M. Simard: ...alors, M. le Président, si l'idéal de la présidente du Conseil du trésor, ce n'est pas de voir des arbres partout, mais des compteurs s'élever partout au Québec, il reste que l'immense majorité des Québécois considèrent que l'eau est un bien qui ne doit pas être transformé en marchandise, qu'on ne doit pas vendre cette eau et qu'on ne doit pas d'aucune façon livrer ce bien public à des entreprises privées.

n(minuit)n

M. le Président, je suis forcé de mettre fin à cette démonstration, puisque l'heure avance. Je vous remercie de votre attention, et nous poursuivrons notre démonstration visant à inviter, à ce que soit entendue ici la Coalition Eau Secours! de façon à éclairer, bien

mieux que je n'ai su le faire ou tenté de le faire, la commission sur cette question de l'eau.

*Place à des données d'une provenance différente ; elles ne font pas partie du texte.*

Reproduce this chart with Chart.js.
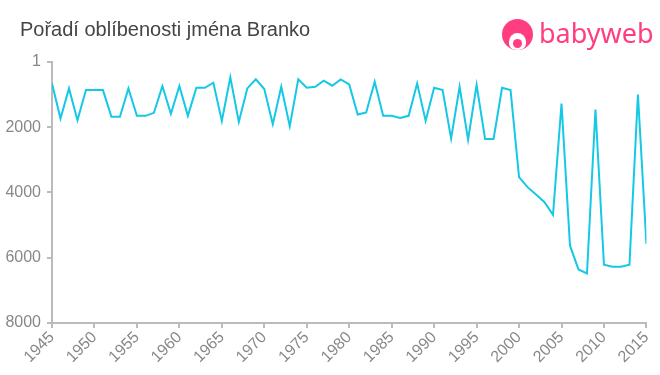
<!DOCTYPE html>
<html>
<head>
<meta charset="utf-8">
<script src="https://cdn.jsdelivr.net/npm/chart.js@4"></script>
<style>
  html, body { margin: 0; padding: 0; background: #fff; }
  #wrap { position: relative; width: 660px; height: 375px; }
  #title { position: absolute; left: 20px; top: 18px; font: 20px "Liberation Sans", Arial, sans-serif; color: #444; }
  #logo { position: absolute; left: 502px; top: 17px; height: 34px; display: flex; align-items: center; }
  #logo .icon { position: relative; width: 31px; height: 31px; border-radius: 50%; background: #ff3d80; overflow: hidden; }
  #logo .face { position: absolute; left: 7px; top: 14px; width: 17px; height: 17px; border-radius: 50% 50% 40% 40%; background: #fff; }
  #logo .mouth { position: absolute; left: 11px; top: 20px; width: 9px; height: 9px; border-radius: 50%; background: #ff3d80; }
  #logo .txt { margin-left: 6px; margin-top: -4px; font: 400 27px "Noto Sans", sans-serif; color: #ff3d80; letter-spacing: 0px; }
  canvas { position: absolute; left: 0; top: 0; }
</style>
</head>
<body>
<div id="wrap">
  <canvas id="chart" width="660" height="375"></canvas>
  <div id="title">Pořadí oblíbenosti jména Branko</div>
  <div id="logo"><div class="icon"><div class="face"></div><div class="mouth"></div></div><span class="txt">babyweb</span></div>
</div>
<script>
const years = [1945, 1946, 1947, 1948, 1949, 1950, 1951, 1952, 1953, 1954,
  1955, 1956, 1957, 1958, 1959, 1960, 1961, 1962, 1963, 1964,
  1965, 1966, 1967, 1968, 1969, 1970, 1971, 1972, 1973, 1974,
  1975, 1976, 1977, 1978, 1979, 1980, 1981, 1982, 1983, 1984,
  1985, 1986, 1987, 1988, 1989, 1990, 1991, 1992, 1993, 1994,
  1995, 1996, 1997, 1998, 1999, 2000, 2001, 2002, 2003, 2004,
  2005, 2006, 2007, 2008, 2009, 2010, 2011, 2012, 2013, 2014, 2015];

const ranks = [656, 1733, 810, 1785, 862, 862, 862, 1682, 1682, 810,
  1651, 1651, 1559, 739, 1590, 739, 1651, 790, 790, 636,
  1805, 472, 1836, 810, 533, 830, 1908, 759, 1969, 533,
  790, 759, 574, 728, 533, 687, 1610, 1549, 605, 1651,
  1651, 1713, 1651, 656, 1805, 790, 862, 2349, 759, 2380,
  708, 2360, 2360, 790, 862, 3528, 3836, 4062, 4298, 4687,
  1272, 5631, 6359, 6482, 1456, 6215, 6277, 6277, 6215, 995, 5569];

const yTicks = [1, 2000, 4000, 6000, 8000];

const axisColor = '#bbbbbb';
const tickFont = { family: '"Liberation Sans", Arial, sans-serif', size: 16 };

new Chart(document.getElementById('chart').getContext('2d'), {
  type: 'line',
  data: {
    datasets: [{
      data: years.map((y, i) => ({ x: y, y: ranks[i] })),
      borderColor: '#14c8e6',
      borderWidth: 2,
      pointRadius: 0,
      tension: 0,
      fill: false
    }]
  },
  options: {
    responsive: false,
    animation: false,
    layout: { padding: { left: 0, right: 13, top: 62, bottom: 0 } },
    plugins: { legend: { display: false }, tooltip: { enabled: false } },
    scales: {
      x: {
        type: 'linear',
        min: 1945,
        max: 2015,
        afterFit: s => { s.height = 52; },
        grid: { drawOnChartArea: false, drawTicks: true, tickLength: 5, color: axisColor, lineWidth: 2 },
        border: { color: axisColor, width: 2 },
        ticks: {
          stepSize: 5,
          color: '#888',
          font: tickFont,
          minRotation: 45,
          maxRotation: 45,
          padding: 0,
          callback: v => String(v)
        }
      },
      y: {
        type: 'linear',
        reverse: true,
        min: 1,
        max: 8000,
        afterFit: s => { s.width = 52; },
        afterBuildTicks: s => { s.ticks = yTicks.map(v => ({ value: v })); },
        grid: { drawOnChartArea: false, drawTicks: true, tickLength: 5, color: axisColor, lineWidth: 2 },
        border: { color: axisColor, width: 2 },
        ticks: { color: '#888', font: tickFont, padding: 6, callback: v => String(v) }
      }
    }
  }
});
</script>
</body>
</html>
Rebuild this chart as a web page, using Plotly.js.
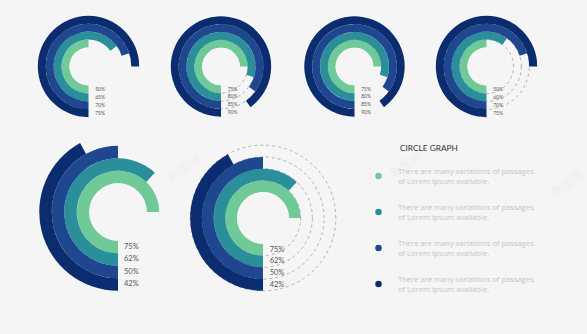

Le Président (M. Paquin): Bon, merci, M. le député de Richelieu. Merci à tous les... Oui, M. le député de Hull.

M. Cholette: Si les interventions sont terminées, peut-être qu'on pourrait régler la situation puis passer au vote ce soir... Ce n'est pas fini?

Une voix: ...

Le Président (M. Paquin): Il y en a encore.

M. Cholette: Bien, on a été convaincus...

M. Simard: Belle tentative, belle tentative.

M. Cholette: Non, mais on est prêts à voter, nous. On est prêts à voter, on est prêts à voter.

Une voix: Oh! Demain.

M. Simard: On veut vous donner la chance de vous renforcer dans vos convictions.

Une voix: Après-demain, là, on verra.

Le Président (M. Paquin): Donc... donc...

Des voix: ...

Le Président (M. Paquin): S'il vous plaît! J'ajourne les travaux de la Commission des finances publiques sine die.